SM How have you overcome challenges at work?
RW The police service can attract some overbearing personalities. There is still a culture of bullying in the police service. I experienced it when I first started. That particular person was moved to a different station; I believe God helped that situation.

SM How important is praying about work?
RW I pray every day for my colleagues and my safety, because of the risk element. There are individuals who are happy to use violence to get away.
    I’m an advanced driver, so there is risk involved in driving with sirens and blue lights. You can’t always anticipate when someone steps out into your way or when a car will appear from nowhere. People can panic and do silly things.

SM Your role is to protect people from crime and the fear of crime. Can you recall a time when your faith helped you overcome fear?
RW The Bible speaks a lot about being strong and courageous in the Lord. Faith overcomes fear, even if it doesn’t feel that way at the time.     
    My greatest fear has been dealing with the loss of a parent and not knowing if that parent was a Christian or not. This is still hard to deal with, but I have been able to leave it with God, because my faith tells me that God is just, good and will do what is right.

SM What is your biggest lesson from 2011?
RW As policemen, we are only one complaint away from being sacked. In my job some people are happy to make others look bad if they want to look good. My ethic, based on my faith, is to act professionally at all times and do my job fairly but firmly. That ethic made me the second highest performing officer in 2011.

SM What significant operational pressures do you face in 2012?
RW This is a massive year for the police service. The Windsor Report means there will be a reform to overtime and conditions, and the wage bill is being cut. The Police and Crimes Commission will replace the Police Authorities that govern the various police forces. This means the police forces will be accountable to one person.
    The Olympics will bring huge pressure, and there is the Notting Hill Carnival. So we can’t take leave between July and September. We also don’t know if there will be civil unrest on the scale we saw in 2011.

SM How will you promote good community relationships in 2012?
RW Whenever people meet, they can leave a negative or positive impression. Sometimes it’s hard to leave a positive impression, because occasionally people just do not like you and there’s nothing you can say or do to change that.
    I also encounter a lot of victims — which has a different dynamic. I want to leave a positive impression of the police service. I’m happy if I give a good service and someone thinks, ‘That guy was nice and did a good job’.
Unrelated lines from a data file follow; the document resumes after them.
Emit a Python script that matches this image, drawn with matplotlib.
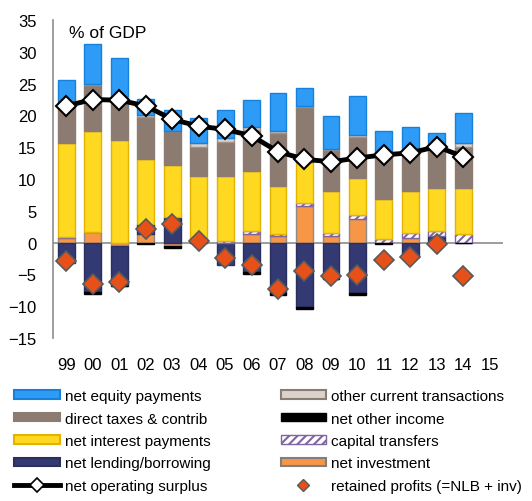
import numpy as np
import matplotlib.pyplot as plt
from matplotlib.patches import Patch
from matplotlib.lines import Line2D

plt.rcParams['font.family'] = ['Liberation Sans', 'DejaVu Sans']
plt.rcParams['hatch.linewidth'] = 1.5

years = ['99', '00', '01', '02', '03', '04', '05', '06', '07', '08',
         '09', '10', '11', '12', '13', '14', '15']

# stack components, % of GDP (15 has no data)
net_investment = [0.7, 1.6, -0.5, 1.3, -0.5, 0.0, 0.0, 1.4, 1.0, 5.8,
                  1.0, 3.7, 0.0, 0.7, 0.0, 0.0, np.nan]
net_lending = [-3.3, -7.8, -6.3, 1.6, 4.0, 0.3, -3.6, -4.7, -8.0, -10.1,
               -5.7, -8.0, 0.0, -2.3, 1.0, 0.0, np.nan]
capital_transfers = [0.1, 0.1, 0.0, 0.0, 0.0, 0.0, 0.2, 0.4, 0.4, 0.4,
                     0.5, 0.7, 0.5, 0.8, 0.8, 1.4, np.nan]
net_interest = [14.8, 15.9, 16.1, 10.3, 8.2, 10.2, 10.3, 9.4, 7.5, 6.5,
                6.6, 5.7, 6.3, 6.6, 6.8, 7.2, np.nan]
net_other_income = [0.0, -0.3, -0.1, -0.2, -0.3, 0.0, 0.0, -0.2, -0.2, -0.3,
                    -0.1, -0.3, -0.2, 0.0, -0.2, -0.1, np.nan]
direct_taxes = [6.4, 7.2, 6.8, 6.6, 5.3, 4.6, 5.3, 6.5, 8.3, 8.7,
                6.4, 6.5, 7.0, 6.5, 6.2, 6.5, np.nan]
other_current = [0.1, 0.2, 0.1, 0.3, 0.1, 0.6, 0.6, 0.4, 0.3, 0.1,
                 0.2, 0.3, 0.1, 0.1, 0.1, 0.5, np.nan]
net_equity = [3.5, 6.3, 6.1, 2.5, 3.3, 3.9, 4.5, 4.4, 6.1, 2.8,
              5.2, 6.1, 3.6, 3.4, 2.3, 4.8, np.nan]

net_operating_surplus = [21.5, 22.5, 22.4, 21.5, 19.4, 18.3, 17.8, 16.8, 14.3, 13.1,
                         12.7, 13.3, 13.8, 14.1, 15.1, 13.5, np.nan]
retained_profits = [-2.9, -6.6, -6.2, 2.2, 2.9, 0.3, -2.5, -3.6, -7.3, -4.5,
                    -5.2, -5.1, -2.8, -2.2, -0.3, -5.2, np.nan]

# (label, values, face, edge, hatch) in stacking order
series = [
    ('net investment', net_investment, '#F79646', '#8E8A88', None),
    ('net lending/borrowing', net_lending, '#333A73', '#2A2F5C', None),
    ('capital transfers', capital_transfers, 'white', '#8064A2', '////'),
    ('net interest payments', net_interest, '#FFD822', '#E0B400', None),
    ('net other income', net_other_income, 'black', 'black', None),
    ('direct taxes & contrib', direct_taxes, '#8C7B70', '#8C7B70', None),
    ('other current transactions', other_current, '#D9D2CE', '#A39187', None),
    ('net equity payments', net_equity, '#2E9CF6', '#1780DB', None),
]

fig = plt.figure(figsize=(5.32, 5.02), dpi=100)
ax = fig.add_axes([0.0996, 0.325, 0.846, 0.633])

x = np.arange(len(years))
pos = np.zeros(len(years))
neg = np.zeros(len(years))
handles = {}
for label, vals, fc, ec, hatch in series:
    v = np.nan_to_num(np.array(vals, dtype=float))
    bottom = np.where(v >= 0, pos, neg)
    nz = v != 0
    ax.bar(x[nz], v[nz], 0.64, bottom=bottom[nz], color=fc, edgecolor=ec,
           linewidth=1, hatch=hatch, zorder=2)
    pos = pos + np.where(v >= 0, v, 0)
    neg = neg + np.where(v < 0, v, 0)
    handles[label] = Patch(facecolor=fc, edgecolor=ec if hatch is None else '#8064A2',
                           hatch=hatch, linewidth=1.5 if fc != 'white' else 1.0)
handles['net other income'] = Patch(facecolor='black', edgecolor='black')
handles['other current transactions'] = Patch(facecolor='#D9D2CE', edgecolor='#8C7B70', linewidth=1.5)
handles['net investment'] = Patch(facecolor='#F79646', edgecolor='#7F7F7F', linewidth=1.5)

ax.axhline(0, color='#8C8C8C', lw=1.2, zorder=1)

ax.plot(x, net_operating_surplus, color='black', lw=3.5, marker='D', ms=10,
        mfc='white', mec='black', mew=1.5, zorder=4)
ax.plot(x, retained_profits, ls='none', marker='D', ms=10, mfc='#E8501A',
        mec='#5A5A5A', mew=1.2, zorder=5)

ax.set_xlim(-0.5, 16.5)
ax.set_ylim(-15, 35)
ax.set_yticks(range(-15, 36, 5))
ax.set_xticks(x)
ax.set_xticklabels(years)
ax.tick_params(axis='both', length=0, labelsize=12)
ax.tick_params(axis='x', pad=14)
ax.tick_params(axis='y', pad=12)
for s in ['top', 'right', 'bottom']:
    ax.spines[s].set_visible(False)
ax.spines['left'].set_color('#8C8C8C')
ax.spines['left'].set_linewidth(1.2)

ax.text(0.035, 0.985, '% of GDP', transform=ax.transAxes, fontsize=12.5,
        va='top', ha='left')

surplus_h = Line2D([], [], color='black', lw=3.5, marker='D', ms=7,
                   mfc='white', mec='black', mew=1.2)
retained_h = Line2D([], [], ls='none', marker='D', ms=6, mfc='#E8501A', mec='#5A5A5A')
order = ['net equity payments', 'direct taxes & contrib', 'net interest payments',
         'net lending/borrowing', 'net operating surplus',
         'other current transactions', 'net other income', 'capital transfers',
         'net investment', 'retained profits (=NLB + inv)']
handles['net operating surplus'] = surplus_h
handles['retained profits (=NLB + inv)'] = retained_h
fig.legend([handles[k] for k in order], order, ncol=2, loc='upper left',
           bbox_to_anchor=(0.015, 0.235), frameon=False, fontsize=11,
           handlelength=3.0, handleheight=0.5, handletextpad=0.3,
           columnspacing=4.6, labelspacing=0.55, borderaxespad=0)

fig.savefig('out.png', dpi=100)
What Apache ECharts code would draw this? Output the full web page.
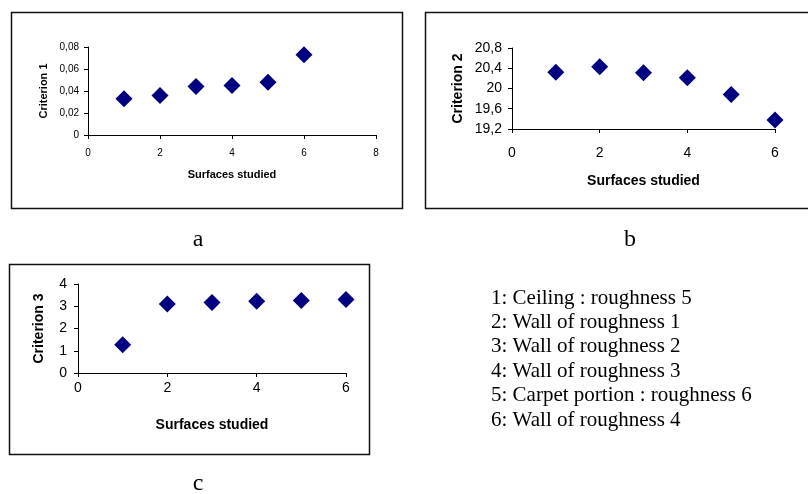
<!DOCTYPE html>
<html>
<head>
<meta charset="utf-8">
<script src="https://cdn.jsdelivr.net/npm/echarts@6/dist/echarts.min.js"></script>
<style>
  html, body { margin: 0; padding: 0; background: #fff; }
  #main { width: 808px; height: 494px; }
</style>
</head>
<body>
<div id="main"></div>
<script>
// values
var surfaces = [1, 2, 3, 4, 5, 6];
var criterion1 = [0.033, 0.036, 0.044, 0.045, 0.048, 0.073];
var criterion2 = [20.32, 20.43, 20.31, 20.21, 19.88, 19.38];
var criterion3 = [1.27, 3.10, 3.17, 3.22, 3.26, 3.30];
var legendLines = [
  '1: Ceiling : roughness 5',
  '2: Wall of roughness 1',
  '3: Wall of roughness 2',
  '4: Wall of roughness 3',
  '5: Carpet portion : roughness 6',
  '6: Wall of roughness 4'
];
var captions = ['a', 'b', 'c'];

var sans = 'Liberation Sans, Arial, sans-serif';
var serif = 'Liberation Serif, Times New Roman, serif';

function comma(v) {
  return String(+v.toFixed(3)).replace('.', ',');
}
function pairs(ys) {
  return surfaces.map(function (s, i) { return [s, ys[i]]; });
}

// one panel = grid + x axis + y axis + scatter
var panels = [
  { grid: { left: 88, top: 47, width: 288, height: 88 },
    xMax: 8, yMin: 0, yMax: 0.08, yStep: 0.02, name: 'Criterion 1', data: criterion1,
    font: 10, nameFont: 11, xMargin: 13, yMargin: 9, xGap: 34, yGap: 39 },
  { grid: { left: 512, top: 48, width: 263, height: 81 },
    xMax: 6, yMin: 19.2, yMax: 20.8, yStep: 0.4, name: 'Criterion 2', data: criterion2,
    font: 14, nameFont: 14, xMargin: 17, yMargin: 10, xGap: 45, yGap: 47 },
  { grid: { left: 78, top: 284, width: 268, height: 89 },
    xMax: 6, yMin: 0, yMax: 4, yStep: 1, name: 'Criterion 3', data: criterion3,
    font: 14, nameFont: 14, xMargin: 8, yMargin: 11, xGap: 45, yGap: 32 }
];

var axisLine = { show: true, onZero: false, lineStyle: { color: '#000', width: 1 } };
var axisTick = { show: true, length: 4, inside: false, lineStyle: { color: '#000' } };

var grids = [], xAxes = [], yAxes = [], series = [];
panels.forEach(function (p, i) {
  grids.push(Object.assign({ containLabel: false, outerBoundsMode: 'none' }, p.grid));
  xAxes.push({
    gridIndex: i, type: 'value', min: 0, max: p.xMax, interval: 2,
    name: 'Surfaces studied', nameLocation: 'middle', nameGap: p.xGap,
    nameTextStyle: { fontFamily: sans, fontSize: p.nameFont, fontWeight: 'bold', color: '#000' },
    axisLine: axisLine, axisTick: axisTick, splitLine: { show: false },
    axisLabel: { fontFamily: sans, fontSize: p.font, color: '#000', margin: p.xMargin }
  });
  yAxes.push({
    gridIndex: i, type: 'value', min: p.yMin, max: p.yMax, interval: p.yStep,
    name: p.name, nameLocation: 'middle', nameGap: p.yGap,
    nameTextStyle: { fontFamily: sans, fontSize: p.nameFont, fontWeight: 'bold', color: '#000' },
    axisLine: axisLine, axisTick: axisTick, splitLine: { show: false },
    axisLabel: { fontFamily: sans, fontSize: p.font, color: '#000', margin: p.yMargin, formatter: comma }
  });
  series.push({
    type: 'scatter', xAxisIndex: i, yAxisIndex: i,
    symbol: 'diamond', symbolSize: 17,
    itemStyle: { color: '#000080', opacity: 1 },
    data: pairs(p.data)
  });
});

var frames = [
  { x: 11.5, y: 12.5, width: 391, height: 196 },
  { x: 425.5, y: 12.5, width: 390, height: 196 },
  { x: 9.5, y: 264.5, width: 360, height: 190 }
];
var graphics = frames.map(function (f) {
  return { type: 'rect', shape: f, silent: true,
    style: { fill: 'none', stroke: '#111', lineWidth: 1.5 } };
});

var captionPos = [[198, 240], [630, 240], [198, 484]];
captions.forEach(function (c, i) {
  graphics.push({ type: 'text', x: captionPos[i][0], y: captionPos[i][1],
    style: { text: c, font: '24px ' + serif, fill: '#000', align: 'center', verticalAlign: 'middle' } });
});

legendLines.forEach(function (t, i) {
  graphics.push({ type: 'text', x: 491, y: 298 + i * 24.4,
    style: { text: t, font: '21px ' + serif, fill: '#000', align: 'left', verticalAlign: 'middle' } });
});

var chart = echarts.init(document.getElementById('main'), null, { renderer: 'canvas' });
chart.setOption({
  animation: false,
  backgroundColor: '#fff',
  grid: grids,
  xAxis: xAxes,
  yAxis: yAxes,
  series: series,
  graphic: graphics
});
</script>
</body>
</html>
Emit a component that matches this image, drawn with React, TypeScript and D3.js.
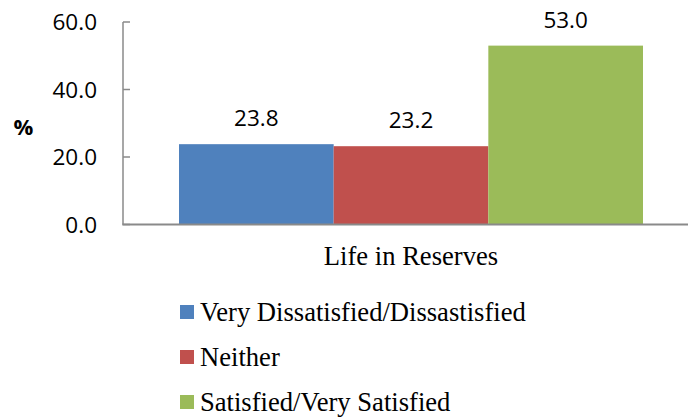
import React from "react";
import * as d3 from "d3";

const categories = ["Life in Reserves"];
const seriesNames = ["Very Dissatisfied/Dissastisfied", "Neither", "Satisfied/Very Satisfied"];
const seriesValues = [23.8, 23.2, 53.0];
const seriesColors = ["#4F81BD", "#C0504D", "#9BBB59"];
const yTicks = [0, 20, 40, 60];

const W = 688;
const H = 419;
const plotLeft = 123;
const plotRight = 699;
const plotTop = 22;
const plotBottom = 224.5;

export default function App() {
  const y = d3.scaleLinear().domain([0, 60]).range([plotBottom, plotTop]);
  const xCat = d3
    .scaleBand<string>()
    .domain(categories)
    .range([plotLeft, plotRight])
    .paddingInner(0)
    .paddingOuter(0.1207);
  const xSer = d3
    .scaleBand<string>()
    .domain(seriesNames)
    .range([0, xCat.bandwidth()])
    .padding(0);
  const sansFont = "'Open Sans', 'Liberation Sans', sans-serif";
  const serifFont = "'Liberation Serif', 'Times New Roman', serif";
  const axisColor = "#8a8a8a";

  return (
    <svg
      width={W}
      height={H}
      style={{ position: "fixed", left: 0, top: 0, background: "#fff" }}
    >
      <rect x={0} y={0} width={W} height={H} fill="#fff" />
      {/* bars */}
      {categories.map((c) => (
        <g key={c} transform={`translate(${xCat(c)},0)`}>
          {seriesNames.map((s, i) => (
            <g key={s}>
              <rect
                x={xSer(s)}
                y={y(seriesValues[i])}
                width={xSer.bandwidth()}
                height={y(0) - y(seriesValues[i])}
                fill={seriesColors[i]}
              />
              <text
                x={(xSer(s) as number) + xSer.bandwidth() / 2}
                y={y(seriesValues[i]) - 18}
                textAnchor="middle"
                fontFamily={sansFont}
                fontSize={22.5}
                fill="#000"
              >
                {seriesValues[i].toFixed(1)}
              </text>
            </g>
          ))}
        </g>
      ))}
      {/* y axis */}
      <line x1={plotLeft} x2={plotLeft} y1={plotTop} y2={plotBottom} stroke={axisColor} strokeWidth={1.5} />
      {yTicks.map((t) => (
        <g key={t}>
          <line x1={plotLeft} x2={plotLeft + 7} y1={y(t)} y2={y(t)} stroke={axisColor} strokeWidth={1.5} />
          <text
            x={97}
            y={y(t)}
            dy="0.36em"
            textAnchor="end"
            fontFamily={sansFont}
            fontSize={22.5}
            fill="#000"
          >
            {t.toFixed(1)}
          </text>
        </g>
      ))}
      {/* x axis */}
      <line x1={plotLeft - 0.75} x2={W} y1={plotBottom} y2={plotBottom} stroke={axisColor} strokeWidth={2} />
      {categories.map((c) => (
        <text
          key={c}
          x={(xCat(c) as number) + xCat.bandwidth() / 2}
          y={265}
          textAnchor="middle"
          fontFamily={serifFont}
          fontSize={26.6}
          fill="#000"
        >
          {c}
        </text>
      ))}
      {/* y title */}
      <text
        x={23.5}
        y={135}
        textAnchor="middle"
        fontFamily={sansFont}
        fontSize={22}
        fontWeight="bold"
        fill="#000"
      >
        %
      </text>
      {/* legend */}
      {seriesNames.map((s, i) => (
        <g key={s} transform={`translate(180,${321 + i * 45})`}>
          <rect x={0} y={-16} width={14} height={14} fill={seriesColors[i]} />
          <text x={20} y={0} fontFamily={serifFont} fontSize={26.6} fill="#000">
            {s}
          </text>
        </g>
      ))}
    </svg>
  );
}
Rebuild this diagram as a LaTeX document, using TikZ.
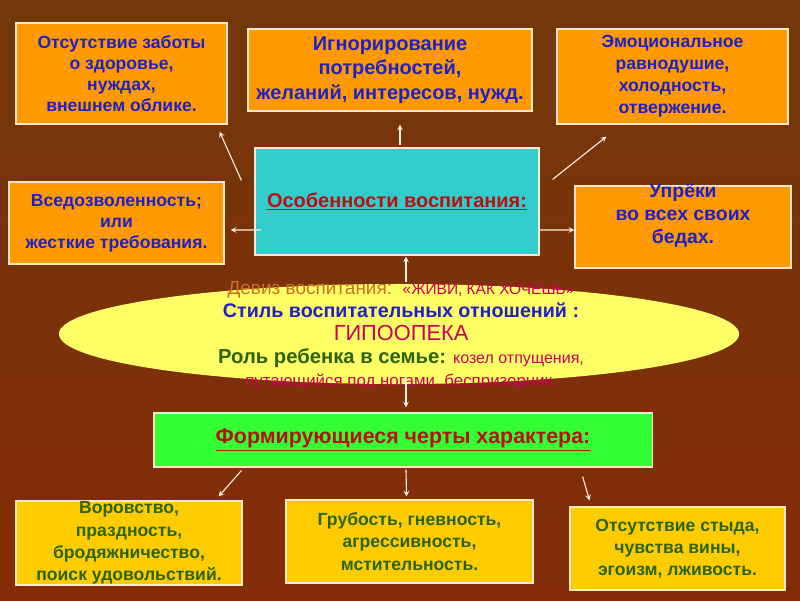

SM You said you deal with a lot of suicides. How does that affect you?
RW It’s the worst part of my job. It’s hard to deal with grief, because you can connect to the sadness and gravity of what has happened. Delivering a death message that a loved one has died is difficult.

SM What promise, verse or story from the Bible inspires you?
RW Revelation 21:4: ‘And God will wipe away every tear from their eyes; there shall be no more death, nor sorrow, nor crying’. This promise was a great comfort to me recently. There is a lot of uncertainty and worry in the world, and it’s good to know that one day we will be with the Lord in glory.

SM How can the church community support you and the BTP?
RW Pray for the police and emergency services. There is a negative opinion of the police in the community and among some Christians.
    But ultimately we are a force for good, and instituted to do good and help people. The police are made up of people from society. That they are, like everyone, sinful people, those who make mistakes or do wrong things (thankfully a minority), should come as no surprise.
    We get scared, ill and become tired. Shift work is not easy. I may be on a 12-hour shift; it’s the middle of the night and we’ve been driving around for hours; yet, I have to arrive at an incident and give my best.

SM If you wrote a series about the BTP what would it be and why?
RW A long time ago a series was written about the BTP and it was called Rail cops. Compared to reality police programmes today, it wasn’t very good. But the London Underground holds fascination for people.
    It has a place in people’s hearts, especially Londoners, although it may not seem like that in the Monday morning rush hour! There are many interesting facts about the London Underground that people do not realise, including, of course, BTP’s policing of it.